Une conférence de Susan Neiman « juive cosmopolite » anti woke !

Susan_Neiman, 2019. Photo: Dominic Bonfiglio / Wikimedia.

La philosophe américaine, Susan Neiman, marquée à gauche, refuse pourtant d’être solidaire avec ce qui fut, selon elle, « le plus grand mouvement social en Amérique », à savoir « Black lives matter ». Trop de tribalisme de la part de la communauté noire ! Trop peu d’universalisme! L’écrivaine se définit comme une « juive cosmopolite non enracinée ». « C’est un terme nazi et stalinien, ose-t-elle non sans provocation, mais il est exact dans mon cas ». Selon elle et plus généralement, « le mouvement Woke, lui, renonce à l’universalisme »

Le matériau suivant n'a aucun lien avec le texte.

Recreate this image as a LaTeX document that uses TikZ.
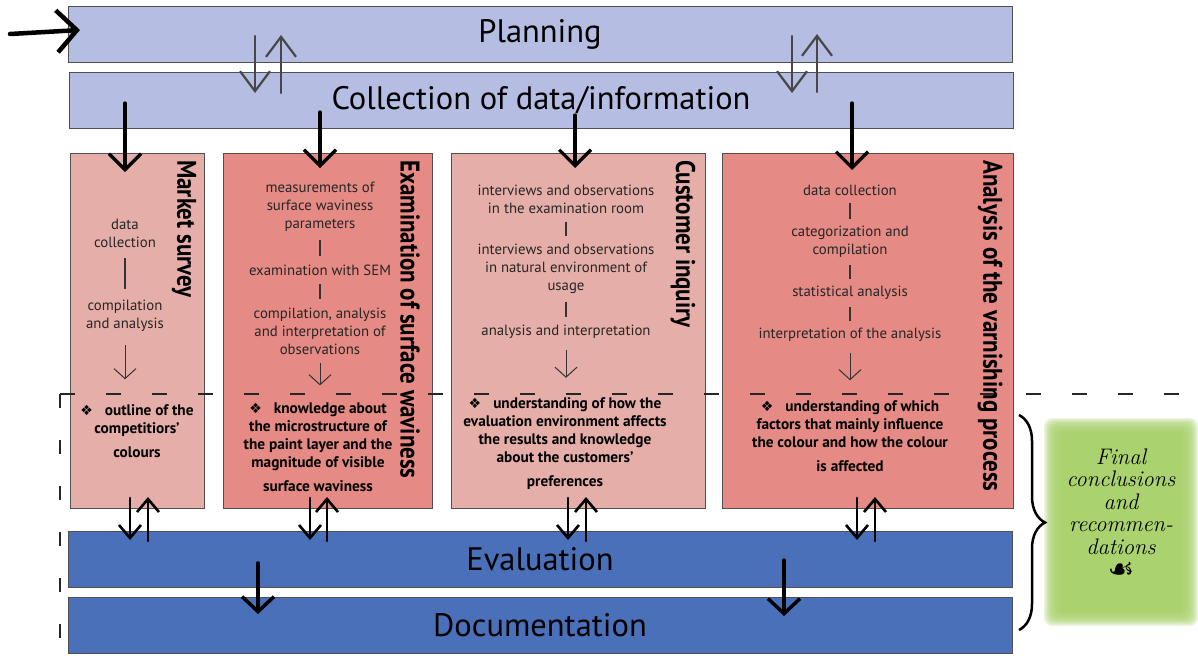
\documentclass[tikz,border=0pt]{standalone}
\usepackage{fontspec}
\setmainfont{PT Sans}
\newfontfamily\condf[FakeStretch=0.85]{PT Sans}
\newfontfamily\djv{DejaVu Sans}
\newfontfamily\lmrf{Latin Modern Roman}
\usetikzlibrary{arrows.meta,decorations.pathreplacing}
\definecolor{lav}{HTML}{B5BDE2}
\definecolor{pinkL}{HTML}{E6AEA8}
\definecolor{pinkD}{HTML}{E58A84}
\definecolor{blueD}{HTML}{4A70B9}
\definecolor{grn}{HTML}{AAD26E}
\definecolor{edge}{HTML}{505050}
\newcommand{\bul}{{\djv\fontsize{14}{14}\selectfont ❖}\hspace{12pt}}
\begin{document}
\begin{tikzpicture}[x=1pt,y=-1pt,
  bar/.style={draw=edge, line width=1pt, minimum width=944pt, minimum height=56pt, inner sep=0pt, font=\fontsize{32.5}{34}\selectfont},
  phase/.style={draw=edge, line width=1pt, minimum height=355pt, inner sep=0pt},
  stepbox/.style={align=center, font=\fontsize{14.8}{18}\selectfont, inner sep=3pt, text=black!85},
  outbox/.style={align=center, font=\fontsize{15.3}{18}\selectfont\bfseries, inner sep=3pt},
  ptitle/.style={rotate=-90, anchor=west, inner sep=0pt, font=\condf\bfseries\fontsize{27}{28}\selectfont},
  link/.style={line width=1.1pt, black!80, shorten <=8pt, shorten >=8pt},
  thinarrow/.style={line width=1pt, black!80, -{Straight Barb[length=10pt,width=22pt]}},
  harrow/.style={line width=3.2pt, black, line cap=round, -{Straight Barb[length=16pt,width=32pt]}},
  garrow/.style={line width=2.2pt, black!72, line cap=round, -{Straight Barb[length=20pt,width=30pt]}},
  parrow/.style={line width=2.6pt, black, line cap=round, -{Straight Barb[length=13pt,width=22pt]}},
  dashh/.style={line width=1.3pt, black!85, dash pattern=on 15pt off 31pt},
  dashv/.style={line width=1.3pt, black!85, dash pattern=on 14pt off 32pt},
]
\useasboundingbox[fill=white] (0,0) rectangle (1198,662);

% bars
\node[bar, fill=lav] (plan) at (540,34) {Planning};
\node[bar, fill=lav] (coll) at (541,100) {Collection of data/information};
\node[bar, fill=blueD] (eval) at (540,559) {Evaluation};
\node[bar, fill=blueD] (doc) at (540,625) {Documentation};

% phase boxes
\node[phase, fill=pinkL, minimum width=134pt] (ms) at (137,330.5) {};
\node[phase, fill=pinkD, minimum width=209pt] (ex) at (327.5,330.5) {};
\node[phase, fill=pinkL, minimum width=254pt] (ci) at (578,330.5) {};
\node[phase, fill=pinkD, minimum width=291pt] (av) at (867.5,330.5) {};

% dashed separator
\draw[dashh] (60,394) -- (1195,394);
\draw[dashv] (60,394) -- (60,655);

% titles
\node[ptitle] (tms) at (184,160) {Market survey};
\node[ptitle] (tex) at (410,160) {Examination of surface waviness};
\node[ptitle] (tci) at (683,160) {Customer inquiry};
\node[ptitle] (tav) at (990,160) {Analysis of the varnishing process};

% market survey
\node[stepbox] (ms1) at (125,233) {data\\collection};
\node[stepbox] (ms2) at (125,316) {compilation\\and analysis};
\node[outbox] (msr) at (137,431) {\bul outline of the\\competitiors'\\[6pt]colours};
\draw[link] (ms1) -- (ms2);
\draw[thinarrow, shorten <=10pt, shorten >=22pt] (ms2.south) -- (ms2.south |- msr.north);

% examination
\node[stepbox] (ex1) at (320,207) {measurements of\\surface waviness\\parameters};
\node[stepbox] (ex2) at (320,270) {examination with SEM};
\node[stepbox] (ex3) at (320,331) {compilation, analysis\\and interpretation of\\observations};
\node[outbox] (exr) at (318,447) {\bul knowledge about\\the microstructure of\\the paint layer and the\\magnitude of visible\\[6pt]surface waviness};
\draw[link, shorten <=5pt, shorten >=5pt] (ex1) -- (ex2);
\draw[link, shorten <=5pt, shorten >=5pt] (ex2) -- (ex3);
\draw[thinarrow, shorten <=5pt, shorten >=14pt] (ex3.south) -- (ex3.south |- exr.north);

% customer inquiry
\node[stepbox] (ci1) at (566,199) {interviews and observations\\in the examination room};
\node[stepbox] (ci2) at (566,269) {interviews and observations\\in natural environment of\\usage};
\node[stepbox] (ci3) at (566,332) {analysis and interpretation};
\node[outbox] (cir) at (565,444) {\bul understanding of how the\\evaluation environment affects\\the results and knowledge\\about the customers'\\[6pt]preferences};
\draw[link, shorten <=5pt, shorten >=5pt] (ci1) -- (ci2);
\draw[link, shorten <=5pt, shorten >=5pt] (ci2) -- (ci3);
\draw[thinarrow, shorten <=8pt, shorten >=17pt] (ci3.south) -- (ci3.south |- cir.north);

% analysis of varnishing
\node[stepbox] (av1) at (850,190) {data collection};
\node[stepbox] (av2) at (850,242) {categorization and\\compilation};
\node[stepbox] (av3) at (850,293) {statistical analysis};
\node[stepbox] (av4) at (850,335) {interpretation of the analysis};
\node[outbox] (avr) at (850,436) {\bul understanding of which\\factors that mainly influence\\the colour and how the colour\\[6pt]is affected};
\draw[link, shorten <=4pt, shorten >=4pt] (av1) -- (av2);
\draw[link, shorten <=4pt, shorten >=4pt] (av2) -- (av3);
\draw[link, shorten <=4pt, shorten >=4pt] (av3) -- (av4);
\draw[thinarrow, shorten <=8pt, shorten >=17pt] (av4.south) -- (av4.south |- avr.north);

% final conclusions box (soft edges)
\foreach \i in {0,...,9}
  \fill[grn, fill opacity=0.22, rounded corners=8pt]
    (1044+1.3*\i, 418+1.3*\i) rectangle (1198-1.3*\i, 626-1.3*\i);
\node[fill=grn, minimum width=122pt, minimum height=180pt, inner sep=0pt] (finbg) at (1121,522) {};
\node[align=center, font=\lmrf\itshape\fontsize{22.5}{22.5}\selectfont, inner sep=0pt] (fin) at (1121,514)
  {Final\\conclusions\\and\\recommen-\\dations\\[3pt]{\djv\upshape\bfseries\fontsize{30}{24}\selectfont ☙}};

% brace
\draw[line width=2.5pt, decorate, decoration={brace, amplitude=26pt, aspect=0.5}]
  (1019,415) -- (1019,630);

% hand drawn arrows
\coordinate (st0) at (10,34);
\coordinate (st1) at (80,30);
\draw[line width=4.5pt, black, line cap=round, -{Straight Barb[length=20pt,width=42pt]}] (st0) -- (st1);

\coordinate (g1a) at (255,36);  \coordinate (g1b) at (255,93);
\coordinate (g2a) at (281,93);  \coordinate (g2b) at (281,35);
\coordinate (g3a) at (792,36);  \coordinate (g3b) at (792,93);
\coordinate (g4a) at (817,92);  \coordinate (g4b) at (817,34);
\draw[garrow] (g1a) -- (g1b);
\draw[garrow] (g2a) -- (g2b);
\draw[garrow] (g3a) -- (g3b);
\draw[garrow] (g4a) -- (g4b);

\coordinate (d1a) at (125,103); \coordinate (d1b) at (125,172);
\coordinate (d2a) at (320,112); \coordinate (d2b) at (320,168);
\coordinate (d3a) at (575,115); \coordinate (d3b) at (575,168);
\coordinate (d4a) at (852,103); \coordinate (d4b) at (852,170);
\draw[harrow] (d1a) -- (d1b);
\draw[harrow] (d2a) -- (d2b);
\draw[harrow] (d3a) -- (d3b);
\draw[harrow] (d4a) -- (d4b);

\foreach \dx/\ux/\n in {130/148/1, 310/327/2, 568/586/3, 857/875/4} {
  \coordinate (p\n a) at (\dx,498); \coordinate (p\n b) at (\dx,540);
  \coordinate (q\n a) at (\ux,541); \coordinate (q\n b) at (\ux,497);
  \draw[parrow] (p\n a) -- (p\n b);
  \draw[parrow] (q\n a) -- (q\n b);
}

\coordinate (e1a) at (258,563); \coordinate (e1b) at (258,614);
\coordinate (e2a) at (784,560); \coordinate (e2b) at (784,616);
\draw[harrow, line width=3.5pt, -{Straight Barb[length=15pt,width=32pt]}] (e1a) -- (e1b);
\draw[harrow, line width=3.5pt, -{Straight Barb[length=15pt,width=32pt]}] (e2a) -- (e2b);
\end{tikzpicture}
\end{document}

La philosophe  a enseigné à Yale et à l’université de Tel Aviv, et a écrit en 2002 son magnus opus The Evil in Modern Thought, suivi de six livres, dont Moral Clarity (2008). Depuis 2000, elle est directrice du centre de recherche Einstein Forum à Potsdam. À ce titre, mais aussi en tant que défenseuse des valeurs des Lumières, Susan Neiman est triste de constater que l’ethnicité et le sexe sont devenus des marqueurs centraux des minorités.

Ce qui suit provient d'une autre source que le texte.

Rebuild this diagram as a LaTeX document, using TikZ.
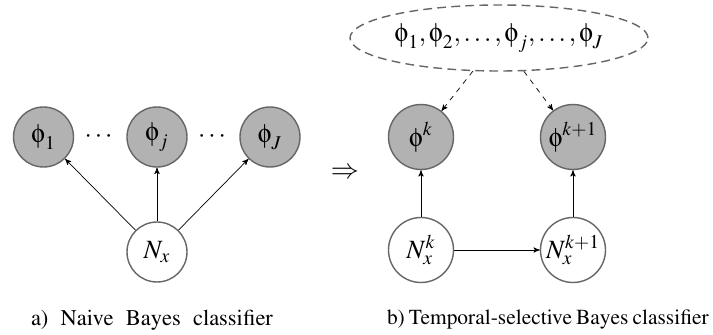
\documentclass[tikz,border=0pt]{standalone}
\usepackage[T1]{fontenc}
\usepackage{mathptmx}
\usepackage{amsmath}
\usepackage{tikz}
\usetikzlibrary{positioning, shapes, calc, arrows}

\newcommand{\uphi}{\text{\usefont{U}{psy}{m}{n}\symbol{102}}}

\begin{document}
\begin{tikzpicture}

		\tikzstyle{obsc}=[circle, draw=black!60, line width=0.8pt, minimum size=1.2cm, inner sep=0pt, fill=black!30, font=\fontsize{15}{17}\selectfont]
		\tikzstyle{latc}=[obsc, fill=white]
		\tikzstyle{link}=[->, >=stealth', thin]
		\tikzstyle{capt}=[inner sep=0pt, font=\fontsize{12.2}{14}\selectfont]

		\useasboundingbox (0,0) rectangle (14.26,-6.7);

		% a) naive Bayes
		\node (phi1) at (0.87,-2.74) [obsc] {$\uphi_1$};
		\node (phij) at (3.14,-2.74) [obsc] {$\uphi_j$};
		\node (phiJ) at (5.40,-2.74) [obsc] {$\uphi_J$};
		\node (nx) at (3.14,-5.04) [latc] {$N_x$};

		\node (dots1) at (2.00,-2.74) [font=\fontsize{15}{17}\selectfont] {$\cdots$};
		\node (dots2) at (4.27,-2.74) [font=\fontsize{15}{17}\selectfont] {$\cdots$};

		\draw [link] (nx) -- (phi1);
		\draw [link] (nx) -- (phij);
		\draw [link] (nx) -- (phiJ);

		\node (imp) at (6.9,-3.46) [font=\fontsize{16}{18}\selectfont] {$\Rightarrow$};

		% b) temporal-selective
		\node (set) at (9.98,-0.76) [ellipse, draw=black!60, dash pattern=on 5pt off 3pt, line width=0.8pt, minimum width=5.96cm, minimum height=1.32cm, inner sep=0pt, font=\fontsize{15}{17}\selectfont] {$\uphi_1,\uphi_2,\ldots,\uphi_j,\ldots,\uphi_J$};

		\node (phik) at (8.42,-2.74) [obsc, minimum size=1.3cm] {$\uphi^k$};
		\node (phik1) at (11.46,-2.74) [obsc, minimum size=1.3cm] {$\uphi^{k+1}$};
		\node (nk) at (8.42,-5.0) [latc, minimum size=1.3cm] {$N_x^k$};
		\node (nk1) at (11.46,-5.0) [latc, minimum size=1.3cm] {$N_x^{k+1}$};

		\draw [link, dashed] (set) -- (phik);
		\draw [link, dashed] (set) -- (phik1);
		\draw [link] (nk) -- (phik);
		\draw [link] (nk1) -- (phik1);
		\draw [link] (nk) -- (nk1);

		\node (capa) at (3.04,-6.4) [capt, font=\fontsize{12.8}{14}\selectfont] {\makebox[4.84cm][s]{a) Naive Bayes classifier}};
		\node (capb) at (10.93,-6.4) [capt] {\makebox[6.38cm][s]{b) Temporal-selective Bayes classifier}};

\end{tikzpicture}
\end{document}
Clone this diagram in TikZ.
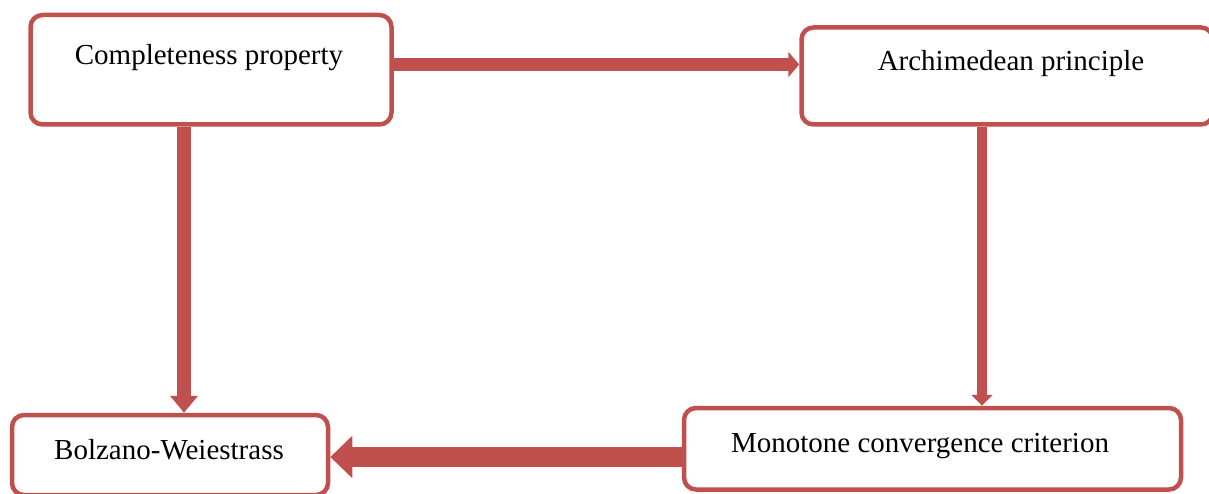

À l’occasion d’une conférence qu’elle donne, le 4 Novembre, aux Pays-Bas, nous voulions partager dans Mondafrique ses idées sur son identité juive, l’universalisme, la solidarité et le mouvement Woke (« Eveillé »).

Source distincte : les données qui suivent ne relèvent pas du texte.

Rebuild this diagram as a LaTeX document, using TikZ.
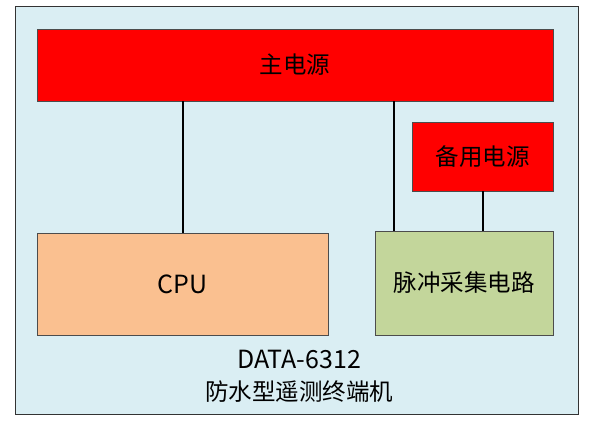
\documentclass[tikz,border=0pt]{standalone}
\usepackage{fontspec}
\setmainfont{Noto Sans CJK SC}
\definecolor{bgblue}{HTML}{DAEEF3}
\definecolor{cpuorange}{HTML}{FAC090}
\definecolor{pulsegreen}{HTML}{C3D69B}
\tikzset{
  block/.style={draw=black!70,line width=0.8pt,minimum width=#1,inner sep=0pt,font=\fontsize{23.5}{26}\selectfont},
  latin/.style={font=\fontsize{25}{28}\selectfont},
  wire/.style={line width=2pt}
}
\begin{document}
\begin{tikzpicture}[x=1pt,y=-1pt]
\useasboundingbox (0,0) rectangle (599,427);
\draw[fill=bgblue,line width=1pt,draw=black!80] (15,7) rectangle (578,414);
\node[block=516pt,fill=red,minimum height=72pt] (mainpwr) at (295,65) {主电源};
\node[block=141pt,fill=red,minimum height=69pt] (backup) at (482.5,156.5) {备用电源};
\node[block=291pt,fill=cpuorange,minimum height=102pt,latin] (cpu) at (182.5,284) {CPU};
\node[block=178pt,fill=pulsegreen,minimum height=104pt] (pulse) at (464,283) {脉冲采集电路};
\coordinate (tap) at ([xshift=19pt]pulse.north west);
\draw[wire] (cpu.north) -- (cpu.north |- mainpwr.south);
\draw[wire] (tap) -- (tap |- mainpwr.south);
\draw[wire] (backup.south) -- (backup.south |- pulse.north);
\node[latin] (model) at (299,359) {DATA-6312};
\node[font=\fontsize{23.5}{26}\selectfont] (title) at (299,392) {防水型遥测终端机};
\end{tikzpicture}
\end{document}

La 40e édition de la conférence Van der Leeuw, donnée par Susan Neiman à  Groeningen aux Pays Bas, s’intitule « Why Left is not Woke ». Des billets gratuits peuvent être commandés sur le site de l’organisation. La conférence aura lieu le vendredi 4 novembre 2022 16:30-18:00 heures. Elle peut être suivie en direct sur Rug.co.uk.

Susan Neiman. « J’ai gardé le silence pendant longtemps parce que le mouvement Woke est attaqué par la droite radicale

Susan Neiman (67 ans) vient de sortir un nouveau livre qui constituera la base de la conférence qu’elle prononcera le 4 novembre:  « Why Left is not Woke »  (« Pourquoi la gauche n’est pas Woke »). L’intellectuelle y décoche ses flèches contre une sorte de tribalisme qui sévit à l’aile gauche de l’échiquier politique en Europe et aux États-Unis. « J’ai gardé le silence pendant longtemps parce que le mouvement Woke est attaqué par la droite radicale et par des leaders autoritaires comme Poutine et Trump. Mais l’ennemi de mon ennemi n’est pas mon ami. Je ressens l’obligation morale d’intervenir ».

« À Atlanta dans le sud des États Unis, nous étions des étrangers et, dès mon plus jeune âge, j’ai appris combien il était important pour les Juifs de faire preuve de solidarité avec les autres groupes opprimés. Ma mère a participé au mouvement américain pour les droits civiques; elle s’est battue pour l’intégration scolaire. Et elle l’a fait au péril de sa vie. Nous avons reçu des appels téléphoniques du Ku Klux Klan, certains membres blancs ont été assassinés. »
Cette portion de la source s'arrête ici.